“We have never seen the capital markets so deep, with domestic and global capital pursuing commercial property across Canada.” – Peter Senst, CBRE Canadian Capital Markets President
Senst’s statement is evident of the fact that Canadian economy is prospering and with every passing day, the national and international investment in Canada is increasing in 2015. The Canadian commercial real estate industry is as diverse as it can be, especially in the Greater Toronto Area; therefore, the investors have to carefully weigh all the sectors with regards to their profitability, before making an investment decision.
Research statistics show that over 5.8 million sq. feet of office space is being built as a part of 2013-2017 constructions, and the office space leasing activity will remain strong throughout the year 2015. Although the number of office space being constructed is slightly lower compared to 2014, yet the market offers great potential for the investors.

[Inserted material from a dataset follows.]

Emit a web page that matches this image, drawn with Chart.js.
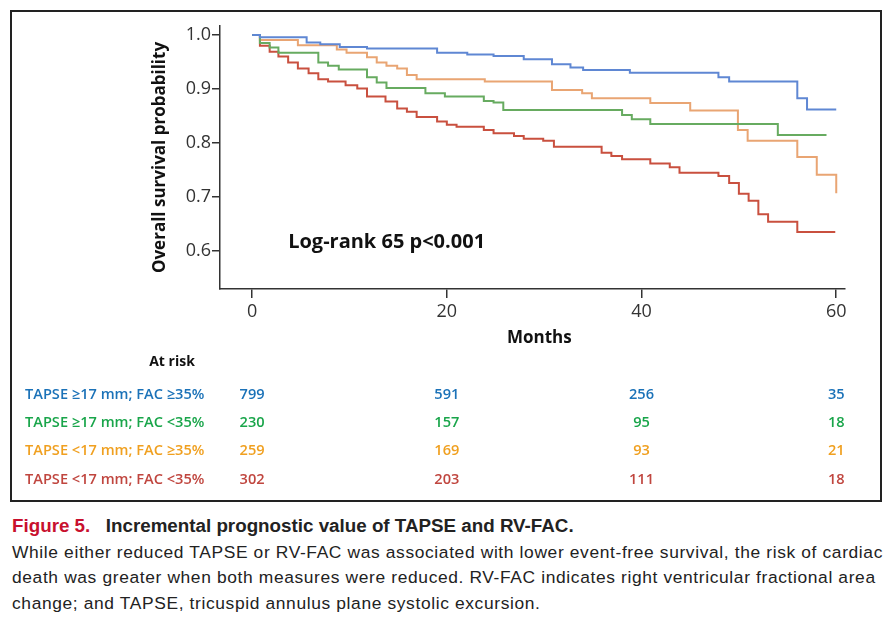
<!DOCTYPE html>
<html>
<head>
<meta charset="utf-8">
<title>Figure 5 - TAPSE and RV-FAC survival</title>
<script src="https://cdn.jsdelivr.net/npm/chart.js@4/dist/chart.umd.min.js"></script>
<style>
  body { margin: 0; background: #fff; width: 891px; height: 617px; position: relative; overflow: hidden; }
  #box { position: absolute; left: 10px; top: 10px; width: 872px; height: 492px; border: 2px solid #222; box-sizing: border-box; }
  #wrap { position: absolute; left: 0; top: 0; width: 868px; height: 488px; }
  #caption { position: absolute; left: 12px; top: 513px; width: 880px; white-space: nowrap; font-family: "Liberation Sans", Arial, sans-serif; font-size: 17.4px; letter-spacing: 0.63px; line-height: 25.5px; color: #222; }
  #caption .fig { color: #c8102e; font-weight: bold; font-size: 18.8px; margin-right: 10px; letter-spacing: 0; }
  #caption .head { font-weight: bold; font-size: 18.8px; letter-spacing: 0; }
</style>
</head>
<body>
<div id="box"><div id="wrap"><canvas id="kmChart"></canvas></div></div>
<div id="caption">
  <span class="fig">Figure 5.</span> <span class="head">Incremental prognostic value of TAPSE and RV-FAC.</span><br>
  While either reduced TAPSE or RV-FAC was associated with lower event-free survival, the risk of cardiac<br>
  death was greater when both measures were reduced. RV-FAC indicates right ventricular fractional area<br>
  change; and TAPSE, tricuspid annulus plane systolic excursion.
</div>
<script>
// Kaplan-Meier steps (month, survival after the drop)
const blueMonths = [0, 0.8, 5.6, 7.0, 9.0, 11.8, 19.0, 22.1, 24.8, 27.9, 30.8, 32.7, 34.0, 38.8, 47.9, 49.0, 56.0, 57.0, 60.0];
const blueSurv   = [1.0, 0.996, 0.986, 0.983, 0.978, 0.975, 0.967, 0.964, 0.961, 0.955, 0.946, 0.940, 0.935, 0.930, 0.922, 0.914, 0.883, 0.862, 0.862];

const greenMonths = [0, 0.8, 1.8, 2.7, 6.8, 7.8, 8.9, 11.8, 12.8, 13.8, 17.8, 19.8, 23.8, 24.8, 25.8, 38.0, 39.0, 40.9, 54.0, 59.0];
const greenSurv   = [1.0, 0.985, 0.977, 0.967, 0.949, 0.943, 0.936, 0.922, 0.912, 0.902, 0.892, 0.886, 0.878, 0.875, 0.861, 0.852, 0.844, 0.835, 0.815, 0.815];

const orangeMonths = [0, 0.8, 4.7, 8.7, 9.7, 11.8, 12.8, 13.8, 14.9, 15.9, 16.9, 23.9, 30.8, 33.9, 34.9, 40.9, 45.0, 49.9, 50.9, 56.0, 58.0, 60.0];
const orangeSurv   = [1.0, 0.991, 0.981, 0.973, 0.967, 0.959, 0.949, 0.943, 0.938, 0.926, 0.918, 0.914, 0.898, 0.892, 0.883, 0.874, 0.860, 0.824, 0.804, 0.774, 0.741, 0.707];

const redMonths = [0, 0.8, 1.8, 2.7, 3.7, 4.7, 5.8, 6.8, 7.8, 9.6, 10.8, 11.8, 13.7, 14.9, 15.9, 16.9, 19.0, 20.0, 21.0, 23.8, 24.8, 26.9, 27.9, 29.9, 31.0, 35.9, 36.9, 38.0, 40.9, 42.9, 43.9, 47.9, 49.0, 50.0, 51.0, 52.0, 53.0, 56.0, 59.9];
const redSurv   = [1.0, 0.980, 0.969, 0.960, 0.949, 0.938, 0.929, 0.918, 0.914, 0.907, 0.901, 0.886, 0.877, 0.864, 0.858, 0.848, 0.840, 0.834, 0.830, 0.824, 0.818, 0.813, 0.808, 0.804, 0.793, 0.782, 0.776, 0.770, 0.762, 0.755, 0.745, 0.739, 0.726, 0.706, 0.693, 0.668, 0.654, 0.635, 0.635];

// At-risk table
const riskMonths = [0, 20, 40, 60];
const groupLabels = ['TAPSE \u226517 mm; FAC \u226535%', 'TAPSE \u226517 mm; FAC <35%', 'TAPSE <17 mm; FAC \u226535%', 'TAPSE <17 mm; FAC <35%'];
const atRiskBlue   = [799, 591, 256, 35];
const atRiskGreen  = [230, 157, 95, 18];
const atRiskOrange = [259, 169, 93, 21];
const atRiskRed    = [302, 203, 111, 18];

const xTicks = [0, 20, 40, 60];
const yTicks = [0.6, 0.7, 0.8, 0.9, 1.0];

const lineColors = ['#5f87d3', '#67ab60', '#e9a573', '#c9503f'];
const textColors = ['#1b72b8', '#19a54a', '#f0a020', '#c0463f'];

function toPoints(months, surv) {
  return months.map((m, i) => ({ x: m, y: surv[i] }));
}

function makeSet(label, months, surv, color) {
  return {
    label: label,
    data: toPoints(months, surv),
    borderColor: color,
    borderWidth: 2,
    stepped: true,
    pointRadius: 0,
    fill: false
  };
}

// Log-rank note, x title and at-risk numbers, placed through the chart scales
const extrasPlugin = {
  id: 'extras',
  afterDraw(chart) {
    const ctx = chart.ctx;
    const xs = chart.scales.x;
    const ys = chart.scales.y;
    ctx.save();
    ctx.fillStyle = '#111';
    ctx.font = 'bold 20px "Open Sans"';
    ctx.textAlign = 'left';
    ctx.textBaseline = 'middle';
    ctx.fillText('Log-rank 65 p<0.001', xs.getPixelForValue(3.7), ys.getPixelForValue(0.617));

    ctx.font = 'bold 17px "Open Sans"';
    ctx.textAlign = 'center';
    ctx.fillText('Months', xs.getPixelForValue(29.5), 326);

    ctx.font = 'bold 14px "Open Sans"';
    ctx.fillText('At risk', 160, 350);

    const rows = [atRiskBlue, atRiskGreen, atRiskOrange, atRiskRed];
    const rowY = [383, 411, 439, 468];
    rows.forEach((vals, r) => {
      ctx.fillStyle = textColors[r];
      ctx.font = '600 14.6px "Open Sans"';
      ctx.textAlign = 'left';
      ctx.fillText(groupLabels[r], 13, rowY[r]);
      ctx.textAlign = 'center';
      vals.forEach((v, c) => {
        ctx.fillText(String(v), xs.getPixelForValue(riskMonths[c]), rowY[r]);
      });
    });
    ctx.restore();
  }
};

document.addEventListener('DOMContentLoaded', function() {
  const canvas = document.getElementById('kmChart');
  new Chart(canvas, {
    type: 'line',
    data: {
      datasets: [
        makeSet(groupLabels[0], blueMonths, blueSurv, lineColors[0]),
        makeSet(groupLabels[1], greenMonths, greenSurv, lineColors[1]),
        makeSet(groupLabels[2], orangeMonths, orangeSurv, lineColors[2]),
        makeSet(groupLabels[3], redMonths, redSurv, lineColors[3])
      ]
    },
    options: {
      responsive: true,
      maintainAspectRatio: false,
      animation: false,
      layout: { padding: { left: 0, top: 14, right: 35, bottom: 151 } },
      plugins: {
        legend: { display: false },
        tooltip: { enabled: false }
      },
      scales: {
        x: {
          type: 'linear',
          min: -3.3,
          max: 60.9,
          afterFit: function(scale) { scale.height = 60; },
          afterBuildTicks: function(scale) { scale.ticks = xTicks.map(v => ({ value: v })); },
          border: { display: true, color: '#333', width: 1.5 },
          grid: { drawOnChartArea: false, drawTicks: true, tickLength: 9, color: '#333', lineWidth: 1.5 },
          ticks: { color: '#333', padding: 3, font: { family: 'Open Sans', size: 18 } },
          title: { display: false }
        },
        y: {
          min: 0.5296,
          max: 1.0167,
          afterFit: function(scale) { scale.width = 208; },
          afterBuildTicks: function(scale) { scale.ticks = yTicks.map(v => ({ value: v })); },
          border: { display: true, color: '#333', width: 1.5 },
          grid: { drawOnChartArea: false, drawTicks: true, tickLength: 8, color: '#333', lineWidth: 1.5 },
          ticks: { color: '#333', padding: 1, font: { family: 'Open Sans', size: 18 }, callback: v => v.toFixed(1) },
          title: { display: true, text: 'Overall survival probability', color: '#111', padding: { top: 138, bottom: 0 }, font: { family: 'Open Sans', size: 17, weight: 'bold' } }
        }
      }
    },
    plugins: [extrasPlugin]
  });
});
</script>
</body>
</html>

The baby boomers have taken over the millennials as workforce, and their expectations from a workplace, especially in terms of sustainability have increased and this demand will shape the office space demand in 2015. The way the demands of baby boomers will change and the respond of constructors to it is a question that remains unanswered for office space investors in 2015.

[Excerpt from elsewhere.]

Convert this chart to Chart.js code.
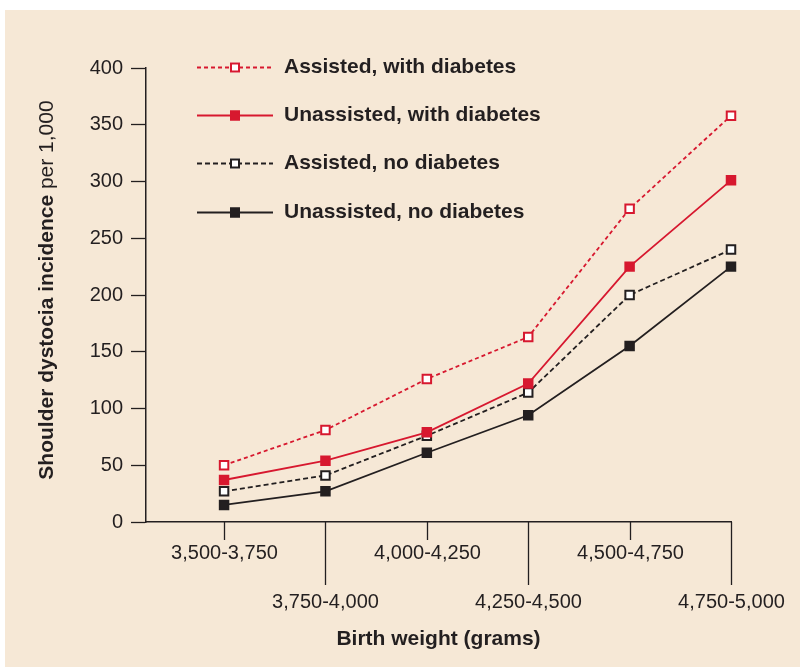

“The industrial market is very prudent and is capable of quick adjustments since new constructions usually take less than 12 months to complete.”– Andrew Wright, CBRE’s Industrial Practice Leader Canada
Contrary to the slight confusion in the future prospects of office real estate, the industrial market is reliable and has a brighter future in terms of return on investment. The foreign investment complemented with industries being established onshore will support the increasing demand of industrial space in GTA in 2015. Industrial market is more demand and less confusion compared to office space real estate market.

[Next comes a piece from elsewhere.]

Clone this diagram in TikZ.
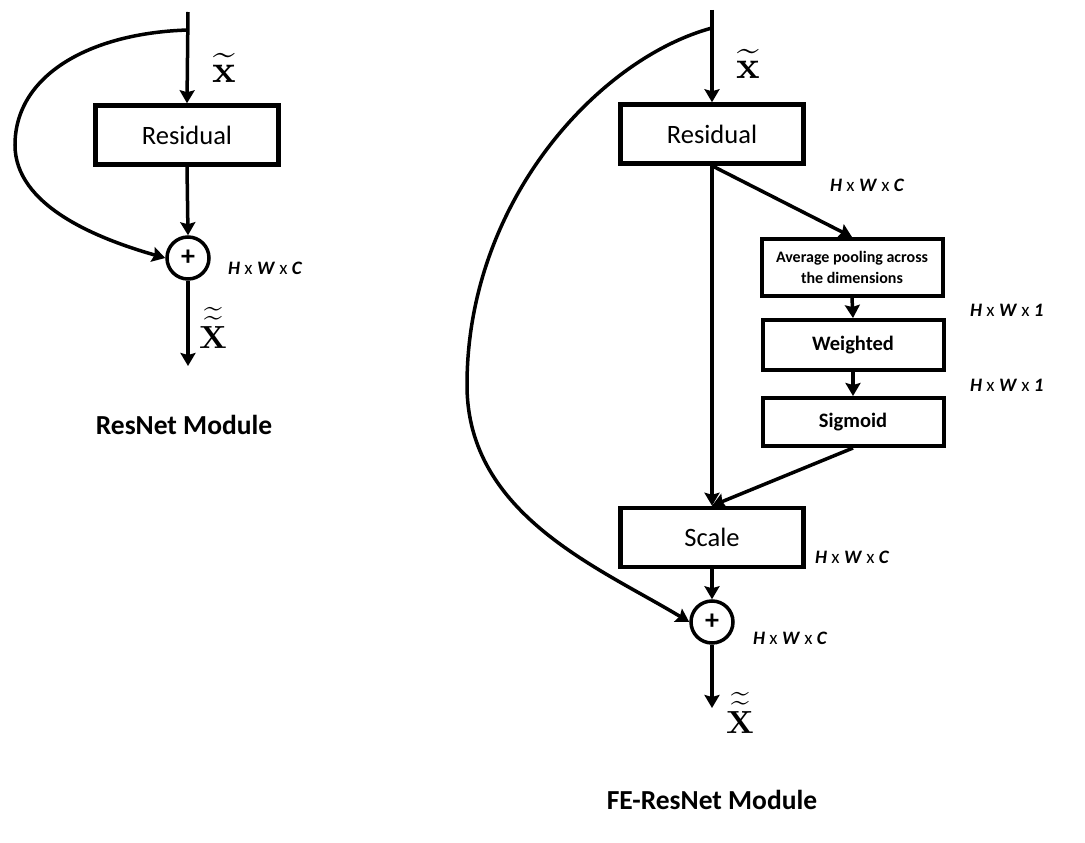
\documentclass[tikz,border=0pt]{standalone}
\usepackage[no-math]{fontspec}
\setmainfont{Carlito}
\usetikzlibrary{arrows.meta}
\newcommand{\dimlabel}[3]{\textbf{\textit{#1}} x \textbf{\textit{#2}} x \textbf{\textit{#3}}}
\newcommand{\vecin}{\scalebox{3.9}{$\widetilde{\mathbf{x}}$}}
\newcommand{\vecout}{\scalebox{3.2}{$\widetilde{\widetilde{\mathbf{X}}}$}}
\begin{document}
\begin{tikzpicture}[x=1pt,y=-1pt,
  arr/.style={line width=3.5pt,-{Stealth[length=13pt,width=15pt,inset=2pt]}},
  blk/.style={draw,line width=4.5pt,minimum width=183pt,minimum height=59pt,inner sep=0pt,font=\fontsize{26.5}{26.5}\selectfont},
  sblk/.style={draw,line width=4pt,minimum width=181pt,inner sep=0pt,font=\bfseries\fontsize{20.5}{20.5}\selectfont},
  addop/.style={draw,circle,line width=3.5pt,minimum size=42pt,inner sep=0pt,font=\bfseries\fontsize{28}{28}\selectfont},
  dim/.style={anchor=west,inner sep=0pt,font=\fontsize{19}{19}\selectfont},
  vec/.style={anchor=base,inner sep=0pt},
  title/.style={inner sep=0pt,font=\bfseries\fontsize{27.5}{27.5}\selectfont}]
\useasboundingbox (0,0) rectangle (1085,843);

% ---------- ResNet module ----------
\coordinate (Lin) at (188,12);
\coordinate (Lsplit) at (188,30);
\node[blk] (Lres) at (187,135) {Residual};
\node[addop] (Ladd) at (188,258) {+};
\coordinate (Lout) at (188,366);
\draw[arr] (Lin) -- (Lres.north);
\draw[arr] (Lres.south) -- (Ladd.north);
\draw[arr] (Ladd.south) -- (Lout);
\draw[arr] (Lsplit) .. controls (90,33) and (15,75) .. (15,145)
                    .. controls (15,205) and (95,238) .. (Ladd.west);
\node[vec] (Lx) at (224,82) {\vecin};
\node[vec] (LX) at (213,348) {\vecout};
\node[dim] (Ldim) at (228,268) {\dimlabel{H}{W}{C}};
\node[title] (Ltitle) at (184,425) {ResNet Module};

% ---------- FE-ResNet module ----------
\coordinate (Rin) at (712,10);
\coordinate (Rsplit) at (712,28);
\node[blk] (Rres) at (712,134) {Residual};
\node[sblk,minimum height=57pt,align=center,font=\bfseries\fontsize{16}{20.5}\selectfont] (avg) at (852,267.5) {Average pooling across\\the dimensions};
\node[sblk,minimum height=50pt] (wgt) at (853,345) {Weighted};
\node[sblk,minimum height=48pt] (sig) at (853,422) {Sigmoid};
\node[blk] (scale) at (712,537.5) {Scale};
\node[addop] (Radd) at (712,622) {+};
\coordinate (Rout) at (712,708);

\draw[arr] (Rin) -- (Rres.north);
\draw[arr] (Rres.south) -- (scale.north);
\draw[arr] (Rres.south) -- (avg.north);
\draw[arr] (avg.south) -- (wgt.north);
\draw[arr] (wgt.south) -- (sig.north);
\draw[arr] (sig.south) -- (scale.north);
\draw[arr] (scale.south) -- (Radd.north);
\draw[arr] (Radd.south) -- (Rout);
\draw[arr] (Rsplit) .. controls (600,58) and (467,200) .. (467,385)
                    .. controls (467,515) and (600,568) .. (Radd.west);

\node[vec] (Rx) at (748,78) {\vecin};
\node[vec] (RX) at (740,733) {\vecout};
\node[dim] (d1) at (830,185) {\dimlabel{H}{W}{C}};
\node[dim] (d2) at (970,310) {\dimlabel{H}{W}{1}};
\node[dim] (d3) at (970,385) {\dimlabel{H}{W}{1}};
\node[dim] (d4) at (815,557) {\dimlabel{H}{W}{C}};
\node[dim] (d5) at (753,638) {\dimlabel{H}{W}{C}};
\node[title] (Rtitle) at (712,800) {FE-ResNet Module};
\end{tikzpicture}
\end{document}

As far as the residential commercial real estate (multi-family apartments) is concerned, this sector of commercial real estate will hold its demand if not experience growth in it. “Rents haven’t decreased despite significant new construction, but we’re starting to see deal structures that are slightly more favorable for tenants.”John O’Toole – Executive Managing Director, CBRE, Toronto. This statement goes on to show that as far as the productivity of this sector in terms of investment is concerned, even if the rental rates become favorable for the tenants, it will result in an increase in the demand of the residential units, thus investment in this sector will be safe in 2015.
On contrary to those investors who analyze everything in detail, there is another kind of investors that can benefit from commercial real estate of GTA region. The GTA commercial real estate market has a sector that can work for the benefit of investors who have a vision and who plan on taking bold steps. “In an environment of change, the bold and the visionaries will benefit most. Many will pause and assess changes on the retail front in 2015, but those who seize opportunities will win big because Canada remains a relatively strong market and the long-term outlook for the retail sector is solid.”Tom Balkos – Director CBRE’s Retailer Service Group.
With Target and Sears investing heavily in GTA, the demand of retail sector will also increase in future; however, this investment is not for those who make decision upon analysis of previous data, rather, the retail commercial real estate investment in 2015 is for investors with vision and guts to take risk.
Among the different sectors of GTA commercial real estate, the industrial sector at this point of time seems the most reliable and shows great promise in terms of its increased profitability in 2015. For rest of the commercial real estate sectors, the future is steady in terms of profitability and growth.